Confronting these barriers with an LGBTQI-inclusive mental health provider can lead to better outcomes, and ultimately, recovery.

How To Find The Right Mental Health Professional

There are important considerations when seeking LGBTQI-competent care. Here are a few steps to find a professional.

Step 1: Think About What You’re Looking For

The following are important things to consider as you begin to seek a mental health care provider:

  • If you want a provider who shares specific parts of their identity with you, you may be able to find out if your provider is LGBTQI by reading their profiles or websites.
  • It may be easier to find a provider that has a baseline competency in LGBTQI issues, rather than one who specializes in LGBTQI care. If your mental health conditions are not rooted in sexual orientation and/or gender identity, it may not be necessary for the provider to be specialized in LGBTQI issues.
  • If you are transgender and are seeking a mental health professional to write a letter of support for gender affirming medical care or for legal documentation change, you should seek a provider who understands the insurance or legal requirements of support letters

Step 2: Gather Referrals

Many websites that provide mental health professional directory searches, including insurance company websites, have filters that allow you to show only mental health providers who have a specialty or competency in working with LGBTQI patients. By contacting your carrier’s information number, you may also receive assistance with finding providers in your area that accept your insurance and list LGBTQI competency in their profile.

Your SupportLinc program offers in-the-moment support, guidance, and expert referrals to local LGBTQI competent providers by calling 888-881-5462. Assistance is available hours a day, 365 days of the year.

Many LGBTQI organizations and community groups also provide directories that have been vetted by other LGBTQI people. You may want to check with:

  • Local LGBTQI community centers
  • Local LGBTQI health centers
  • LGBTQI community groups such as equality groups, health collectives, social organizations, support groups
  • Affirming places of worship

Step 3: Make the Call

You may find it difficult to make an initial call to a mental health provider. Transgender people in particular may feel uncomfortable talking on the phone due to concerns about being misgendered due to their natural voice range. If you find you’re reluctant to call, ask a friend or family member to call for you.

When making the initial call, feel free to ask the provider if they have previous experience with or if they are comfortable working with LGBTQI patients. You can wait to ask this during the first appointment, but you may save time and energy inquiring at the start.

Step 4: Ask Questions

Providers expect and welcome questions from their patients or clients, since this helps them better understand what is important in their treatment.

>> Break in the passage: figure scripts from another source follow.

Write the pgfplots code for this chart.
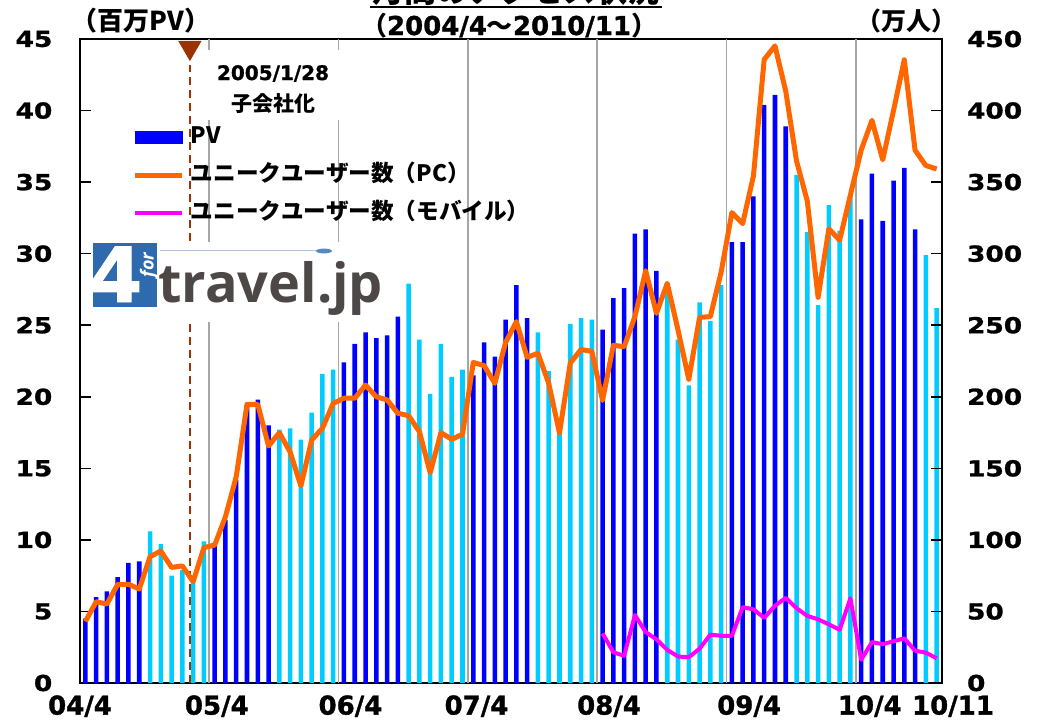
\documentclass[border=0pt]{standalone}
\usepackage{fontspec}
\setmainfont{DejaVu Sans}
\newfontfamily\jp{Noto Sans CJK JP}
\newfontfamily\numf{DejaVu Sans}[FakeBold=1.2]
\newfontfamily\numw{DejaVu Sans}[FakeStretch=1.2,FakeBold=1.2]
\newfontfamily\logof{Open Sans}
\usepackage{pgfplots}
\usepackage{pgfplotstable}
\pgfplotsset{compat=1.18}

\definecolor{pvDark}{HTML}{0000FF}
\definecolor{pvLight}{HTML}{00CCFF}
\definecolor{ucPC}{HTML}{FF6600}
\definecolor{ucMob}{HTML}{FF00FF}
\definecolor{gridGray}{HTML}{A6A6A6}
\definecolor{noteBrown}{HTML}{993300}
\definecolor{logoBlue}{HTML}{2E6AAE}
\definecolor{logoGray}{HTML}{4D4845}

% PV (million), month index 0 = 2004/4
\pgfplotstableread{
i pv
0 4.5
1 6.0
2 6.4
3 7.4
4 8.4
5 8.5
12 9.8
13 11.4
14 14.2
15 19.4
16 19.8
17 18.0
24 22.4
25 23.7
26 24.5
27 24.1
28 24.3
29 25.6
36 21.5
37 23.8
38 22.8
39 25.4
40 27.8
41 25.5
48 24.7
49 26.9
50 27.6
51 31.4
52 31.7
53 28.8
60 30.8
61 30.8
62 34.0
63 40.4
64 41.1
65 38.9
72 32.4
73 35.6
74 32.3
75 35.1
76 36.0
77 31.7
}\pvdark

\pgfplotstableread{
i pv
6 10.6
7 9.7
8 7.5
9 7.9
10 7.3
11 9.9
18 17.7
19 17.8
20 17.0
21 18.9
22 21.6
23 21.9
30 27.9
31 24.0
32 20.2
33 23.7
34 21.4
35 21.9
42 24.5
43 21.8
44 17.4
45 25.1
46 25.5
47 25.4
54 27.4
55 24.0
56 20.8
57 26.6
58 25.3
59 27.8
66 35.5
67 31.5
68 26.4
69 33.4
70 31.6
71 34.0
78 29.9
79 26.2
}\pvlight

% unique users PC (10k)
\pgfplotstableread{
i uu
0 43
1 56.8
2 55.2
3 69
4 69
5 65.7
6 88.3
7 92.2
8 80.8
9 81.8
10 70.8
11 94.6
12 96.4
13 116.2
14 144.2
15 194.7
16 194.7
17 165.6
18 174.9
19 161.5
20 137.7
21 169.8
22 178
23 195.4
24 199
25 199
26 208.2
27 200
28 197.8
29 188.5
30 186.8
31 175.6
32 147
33 174.9
34 170.3
35 173.8
36 224
37 221.8
38 209.4
39 238
40 252.5
41 227.6
42 230.4
43 209.4
44 174.7
45 223.6
46 233
47 231.8
48 197.5
49 236
50 235
51 256
52 288.1
53 258.3
54 279.3
55 246.7
56 212.2
57 255.5
58 256
59 287
60 328.7
61 321
62 354.3
63 435.7
64 445.2
65 413.5
66 364.8
67 336.7
68 269.5
69 317.4
70 309.4
71 341
72 372.4
73 393.2
74 365.6
75 400
76 435.5
77 372.3
78 361.6
79 359.2
}\uupc

% unique users mobile (10k)
\pgfplotstableread{
i uu
48 34.7
49 21.5
50 19
51 47.5
52 35.6
53 30.5
54 23.2
55 18.5
56 18
57 24
58 33.8
59 33
60 33
61 53
62 51.5
63 45.5
64 54
65 59.5
66 52.3
67 46.9
68 44.5
69 41
70 37.2
71 59.2
72 16.2
73 28.6
74 27.1
75 29.2
76 31.2
77 22.6
78 21.2
79 17.3
}\uumob

\pgfplotsset{
  base/.style={
    scale only axis, width=431pt, height=322pt,
    at={(0,0)}, anchor=south west,
    xmin=-0.5, xmax=79.5, ymin=0,
    clip=false,
    /pgf/number format/assume math mode=true,
    major tick length=5.5pt, tick align=inside,
    tick style={black, line width=0.8pt},
    axis line style={black, line width=0.8pt},
  },
}

\begin{document}
\begin{tikzpicture}
\useasboundingbox (-40pt,-18.5pt) rectangle (481.5pt,341.5pt);

\begin{axis}[
  base,
  ymax=45, ytick={0,5,...,45}, ytick pos=left,
  yticklabel style={font=\numw\bfseries\fontsize{11}{12}\selectfont, xshift=-10.3pt},
  xtick={-0.5,12.2,24.6,36.3,48.6,61.6,72.8,79.5},
  xticklabels={04/4,05/4,06/4,07/4,08/4,09/4,10/4,\hspace*{11pt}10/11},
  xticklabel style={font=\numf\bfseries\fontsize{13}{14}\selectfont, anchor=base, yshift=-15.8pt},
  xtick style={draw=none},
  extra x ticks={11.5,23.5,35.5,47.5,59.5,71.5},
  extra x tick labels={},
  extra x tick style={grid=major, major grid style={draw=gridGray, line width=0.9pt}},
]
\addplot[ybar, bar width=0.42, bar shift=0, fill=pvDark, draw=none] table[x=i,y=pv] {\pvdark};
\addplot[ybar, bar width=0.42, bar shift=0, fill=pvLight, draw=none] table[x=i,y=pv] {\pvlight};
\addplot[noteBrown, line width=1pt, dash pattern=on 4pt off 2.5pt] coordinates {(9.7,0) (9.7,43.2)};
\addplot[only marks, mark=triangle*, mark size=6.35pt,
  mark options={rotate=180, fill=noteBrown, draw=noteBrown}] coordinates {(9.7,44.4)};
\end{axis}

% logo
\fill[white] (6pt,180.5pt) rectangle (153pt,220.5pt);
\fill[logoBlue] (6.5pt,188pt) rectangle (38.5pt,220pt);
\node[white, font=\numf\bfseries\fontsize{38}{38}\selectfont, anchor=base] at (18pt,190.5pt) {4};
\node[white, font=\logof\itshape\bfseries\fontsize{9}{9}\selectfont, rotate=90] at (34.5pt,209pt) {for};
\draw[color=logoBlue!40, line width=0.5pt] (40pt,216.5pt) -- (120pt,216.5pt);
\fill[logoBlue!80] (122pt,216pt) ellipse (4pt and 1.2pt);
\node[logoGray, font=\logof\bfseries\fontsize{27}{27}\selectfont, anchor=base west, inner sep=0pt] at (39pt,190.5pt) {travel.jp};

% note box
\fill[white] (60pt,281.5pt) rectangle (132.5pt,316.5pt);
\node[font=\numf\bfseries\fontsize{10}{12}\selectfont, anchor=base] at (96.5pt,301.5pt) {2005/1/28};
\node[font=\jp\bfseries\fontsize{10.5}{12}\selectfont, anchor=base] at (96.5pt,286pt) {子会社化};

% titles and units
\node[font=\jp\bfseries\fontsize{16}{16}\selectfont, anchor=base] at (218pt,340.5pt) {月間のアクセス状況};
\draw[line width=0.8pt] (145pt,338pt) -- (291pt,338pt);
\node[font=\bfseries\fontsize{13}{15}\selectfont, anchor=base] at (214.5pt,324pt)
  {{\jp （}{\numf 2004/4}{\jp ～}{\numf 2010/11}{\jp ）}};
\node[font=\jp\bfseries\fontsize{13}{15}\selectfont, anchor=base] at (30.5pt,326.5pt) {（百万PV）};
\node[font=\jp\bfseries\fontsize{12.5}{14}\selectfont, anchor=base] at (413pt,326.5pt) {（万人）};

\begin{axis}[
  base,
  ymax=450, ytick={0,50,...,450},
  axis y line*=right, axis x line=none,
  yticklabel style={font=\numw\bfseries\fontsize{11}{12}\selectfont, xshift=9pt},
  legend style={at={(0.061,0.866)}, anchor=north west, draw=none, fill=none,
    font=\jp\bfseries\fontsize{11.3}{13}\selectfont, inner sep=0pt,
    nodes={inner sep=0pt, text height=9pt, text depth=2.5pt},
    row sep=7.5pt, cells={anchor=west},
    /tikz/every odd column/.append style={column sep=3pt}},
  legend image code/.code={\draw[#1] (0pt,0pt) -- (23.5pt,0pt);},
]
\addlegendimage{legend image code/.code={\fill[pvDark] (0pt,-3pt) rectangle (23.5pt,3pt);}}
\addlegendentry{PV}
\addplot[ucPC, line width=2.5pt, line join=round] table[x=i,y=uu] {\uupc};
\addlegendentry{ユニークユーザー数（PC）}
\addplot[ucMob, line width=2pt, line join=round] table[x=i,y=uu] {\uumob};
\addlegendentry{ユニークユーザー数（モバイル）}
\end{axis}
\end{tikzpicture}
\end{document}
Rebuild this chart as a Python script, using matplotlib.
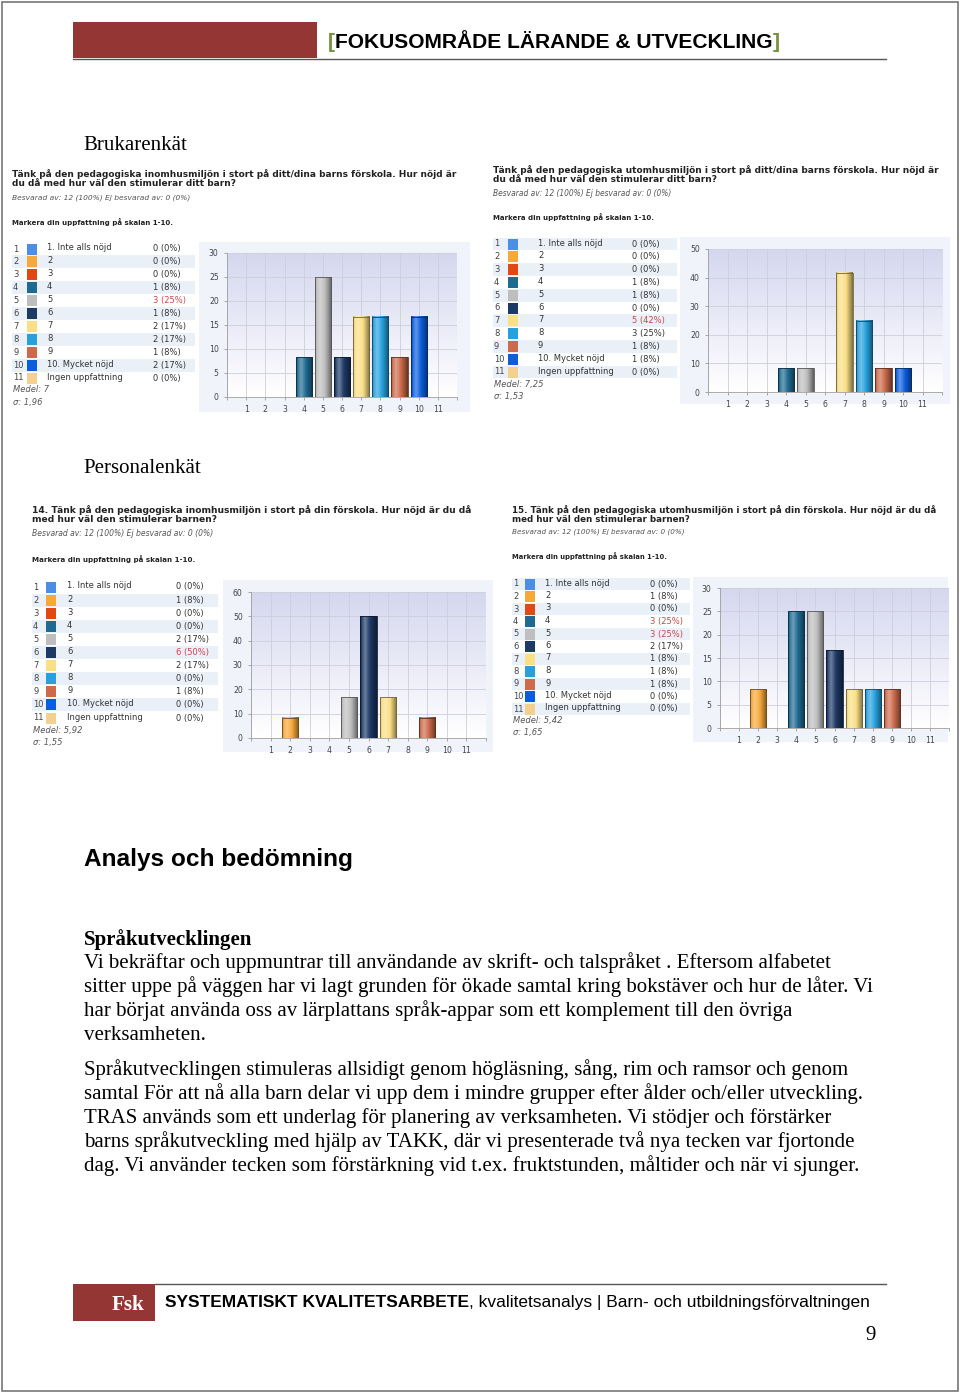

In your first visit with a mental health provider, be forthright about the fact that you are looking for an LGBTQI competent provider. To avoid selecting a practitioner that uses the discredited and harmful practice of conversion or reparative therapy –  aimed at changing a person’s sexual orientation or gender identity – ask, “Do you provide conversion therapy or reparative therapy?” and follow up by asking how they feel about that specific practice to make sure you are not selecting a provider that advocates for this type of treatment.

Additionally, you should not feel like you need to educate providers about the basic concepts of LGBTQI identities. To prevent that, consider asking the following questions:

  • My identity is ______. What experience do you have working with people with that identity?
  • What experience do you have with the LGBTQI community?
  • Do you have any specific training or certifications that relate to working with LGBTQI clients?

Step 5: Build a Relationship

It may take several calls to find the right provider for you. If the provider does not have the knowledge or experience that you are looking for, you can move on to the next provider and keep searching.

Remember, you are seeking a person that is going to help you improve your mental health. By stating your needs and asking the right questions, you can find someone who can mindfully address your identity throughout the duration of your treatment.